In Baylor's two previous trips to the Sweet 16, it fell one game short of the Final Four.

McDermott, who carried the Bluejays back to the round of 32 for the third year in a row, had done it in spectacular style, leading the nation in scoring with a sublime shooting touch and uncanny knack to slither his way through defenders for layups and putback baskets.

McDermott spurned the chance to turn pro after last season, and this was the year the Bluejays and their senior-laden lineup were expected to drive Creighton farther into the NCAA tournament than any Bluejays team before them.

But Baylor's defense gave him nothing: neither space to shoot nor even chances for his teammates to pass him the ball.

And for all the talk about Creighton's maturity and bonding among longtime teammates, Baylor made the Bluejays look small and slow.

Baylor came out blazing from long range, knocking down five 3-pointers in the first 7 minutes. Kenny Chery made three and when Heslip, who was 0 for 6 in Friday's win over Nebraska, swished his first against Creighton, he mockingly shook the fingers on both hands as he loped back down the court.

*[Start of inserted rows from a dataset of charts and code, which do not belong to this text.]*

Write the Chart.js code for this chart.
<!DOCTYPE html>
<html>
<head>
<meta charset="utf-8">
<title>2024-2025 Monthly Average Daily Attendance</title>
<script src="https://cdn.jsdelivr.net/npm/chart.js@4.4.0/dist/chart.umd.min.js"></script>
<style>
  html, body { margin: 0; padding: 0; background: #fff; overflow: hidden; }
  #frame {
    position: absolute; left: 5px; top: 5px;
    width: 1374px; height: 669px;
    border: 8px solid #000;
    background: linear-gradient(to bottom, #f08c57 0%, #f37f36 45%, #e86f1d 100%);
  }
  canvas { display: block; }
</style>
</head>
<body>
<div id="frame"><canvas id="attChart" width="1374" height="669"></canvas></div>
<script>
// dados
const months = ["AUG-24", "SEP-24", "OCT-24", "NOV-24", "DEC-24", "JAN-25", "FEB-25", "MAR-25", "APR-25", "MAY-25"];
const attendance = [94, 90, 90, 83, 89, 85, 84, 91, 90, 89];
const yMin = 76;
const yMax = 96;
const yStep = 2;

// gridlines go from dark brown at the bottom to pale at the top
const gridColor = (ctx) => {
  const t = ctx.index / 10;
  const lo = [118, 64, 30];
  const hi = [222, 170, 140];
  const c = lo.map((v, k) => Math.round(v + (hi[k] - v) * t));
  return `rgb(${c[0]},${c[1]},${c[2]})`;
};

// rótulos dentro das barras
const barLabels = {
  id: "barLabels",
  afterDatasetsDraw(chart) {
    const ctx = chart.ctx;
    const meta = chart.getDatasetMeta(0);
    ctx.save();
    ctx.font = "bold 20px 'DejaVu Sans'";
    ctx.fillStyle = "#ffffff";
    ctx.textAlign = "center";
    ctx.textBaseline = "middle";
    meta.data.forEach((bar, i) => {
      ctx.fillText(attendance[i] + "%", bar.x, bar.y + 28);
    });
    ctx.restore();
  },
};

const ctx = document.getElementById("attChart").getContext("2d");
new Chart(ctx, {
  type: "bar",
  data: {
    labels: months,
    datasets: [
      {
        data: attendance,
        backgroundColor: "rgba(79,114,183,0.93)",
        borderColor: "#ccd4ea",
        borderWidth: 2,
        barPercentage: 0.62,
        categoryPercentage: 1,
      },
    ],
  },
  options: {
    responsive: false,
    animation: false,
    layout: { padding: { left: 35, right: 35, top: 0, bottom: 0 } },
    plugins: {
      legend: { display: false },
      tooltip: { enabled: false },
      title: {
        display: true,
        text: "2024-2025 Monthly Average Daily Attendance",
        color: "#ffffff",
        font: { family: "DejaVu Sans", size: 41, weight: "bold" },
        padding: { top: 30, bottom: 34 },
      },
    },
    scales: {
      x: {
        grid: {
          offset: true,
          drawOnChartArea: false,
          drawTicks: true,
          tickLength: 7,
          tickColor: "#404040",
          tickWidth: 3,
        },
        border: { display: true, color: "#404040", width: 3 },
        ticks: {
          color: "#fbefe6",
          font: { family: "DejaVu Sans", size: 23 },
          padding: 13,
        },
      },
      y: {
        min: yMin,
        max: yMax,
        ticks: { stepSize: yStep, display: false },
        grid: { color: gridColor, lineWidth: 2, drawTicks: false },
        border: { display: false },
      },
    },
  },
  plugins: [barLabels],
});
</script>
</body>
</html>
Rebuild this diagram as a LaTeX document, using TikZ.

McDermott, meanwhile, struggled to find any kind of space inside or out against Baylor's zone defense and badly misfired on his first attempt, a baseline shot that missed everything.

This rout was just beginning.

The Bears flexed their muscle early and often with a lineup built for the rigors of the Big 12. Austin is 7-foot-1 and he teamed with 6-10 forward Cory Jefferson in the frontcourt. When Creighton missed a shot, the typical result was three Bears under the basket with no Bluejays around.

Baylor's bench was just as intimidating.

When reserve forward Rico Gathers pushed his 6-foot-8, 270-pound frame through the lane for a layup, two Creighton defenders were powerless to stop him. By the time Baylor had built a 20-point halftime lead, McDermott had taken only three shots, made one and had two fouls.

Even when Creighton got a spark — Ethan Wragge made two 3-pointers early in the second half — Baylor simply matched basket for basket, denying any hopes of a rally.

Soon it was showtime as Baylor's lead kept growing. Jefferson slammed down an alley-oop dunk as Baylor took a 58-34 with just more than 12 minutes to play. Gathers added another rim-rattler a few minutes later, his broad shoulders soaring to the basket to punctuate the night.

When McDermott left the game with 2:31 to play, he hugged his father, Creighton coach Greg McDermott, before retreating to the bench and burying his face in a towel.